Livingston, who scaled up Cognizant’s consulting practice from less than 1,000 consultants in 2008 to a 6,500-strong unit before leaving the Nasdaq-listed firm in February last year, joined Infosys last week, according to an executive familiar with the development.
This comes in the wake of Ken Toombs resigning as head of the consulting unit in October.
For now, it is not clear if Livingston, who reported to CEO Francisco D’Souza at Cognizant, will report to Parekh.
Infosys declined to comment.
Under Parekh, Infosys has looked at strengthening its consulting business. The company has made three acquisitions, across the US, Europe and Japan over the last nine months. It spent $75 million in April to buy WongDoody, the US-based ad agency, followed by a $76 million payout to buy Fluido, a Salesforce consulting partner in the Nordics in Europe. Earlier this month, Infosys stitched a joint venture with three Japanese companies, including Hitachi, Panasonic and Pasona, with the aim of scaling up business in Japan.
Livingston’s appointment is significant for three reasons, according to analysts and executives.
First, since taking over as the second non-founder CEO of Infosys after Vishal Sikka resigned last year, Parekh has appeared mindful of the cultural risks associated with hiring senior leaders from outside the company.
“Controlled outside hiring minimizes the risk of a culture hijack and creation of us versus them camps, that can result from a sudden influx from senior leaders from outside,” JP Morgan Chase and Co. analyst Viju George wrote in a note to investors on 2 September, after meeting Parekh.
Thus, Livingston’s appointment reaffirms that Parekh is now looking to hire talent from outside the company in areas in which Infosys does not have required skill sets.
Parekh is believed to be a leader who understands the consulting space as he first worked with EY’s consulting division and then at Capgemini after it bought the former.
“My sense is we have a tremendous opportunity and options within, and now I’ve started to see quite a few people from outside who are calling me, or calling us, to join the leadership levels from some of our competitors,” Parekh said in an earlier interview. “So we have the opportunity to start bringing people from outside as well. So far, I’ve not done that, but over time it will be a mix, predominantly of internal candidates and occasionally some external as well.”
Second, over the last four years, the consulting business has been an Achilles heel for Infosys as the company has struggled to leverage its consulting arm to win more business from clients: For much of his three-year stint, Sikka acknowledged his company’s struggles to bolster its consulting business.

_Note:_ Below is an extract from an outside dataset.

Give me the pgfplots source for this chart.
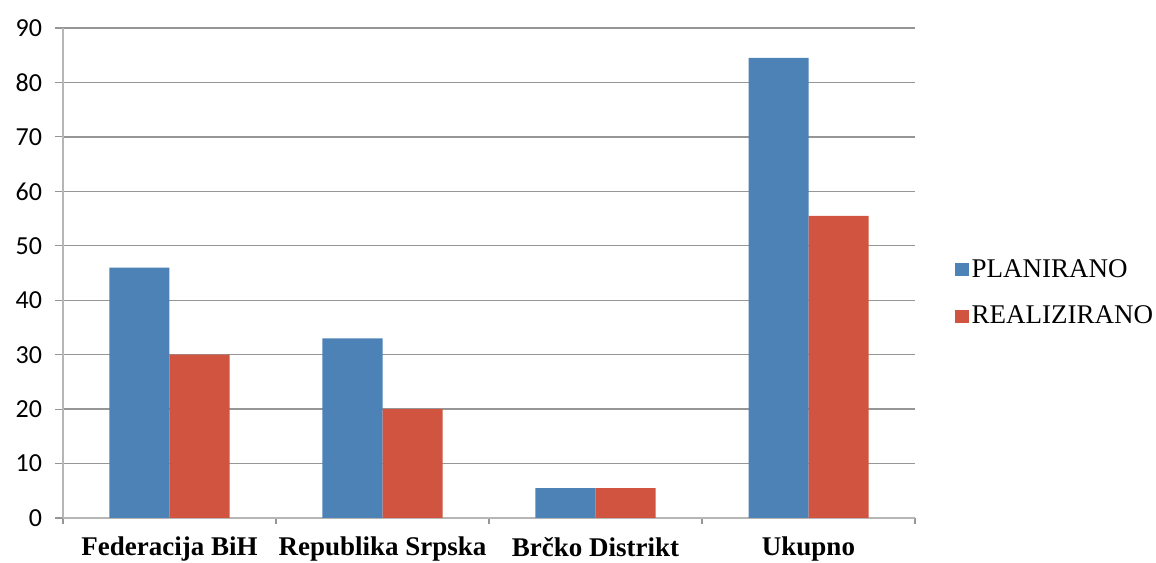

Over the last few years, Indian IT vendors, led by Infosys, Tata Consultancy Services Ltd and Wipro, have looked to build a consulting practice as they realized that it offered an opportunity when large enterprises over the world looked to simplify their existing technology and business operations. A strong consulting practice helps, especially as most Fortune 1000 companies want their IT vendors to offer them solutions in areas of data analytics and artificial intelligence-led platforms to help them run their business better.
Unlike Accenture Plc, homegrown IT firms do not get any significant business in fees from offering thought leadership and club revenue from software application development and implementation when reporting business from consulting practice. In the year ended 31 March, Infosys claimed to generate one-third or $3.54 billion of its $10.94 billion in revenue from what it called “consulting and package implementation”.
Finally, Infosys over the last many years has looked at different approaches to build a strong consulting practice: from acquiring a pure-ply company like Swiss consulting unit Lodestone in 2012 to having a product-led approach in building consulting business by hiring executives from SAP and other product-led firms.
“Now, it seems that Infosys is looking to take a leaf out of its peers, especially as Cognizant is considered to having the strongest consulting practice,” said a Mumbai-based analyst at a domestic brokerage on the condition of anonymity.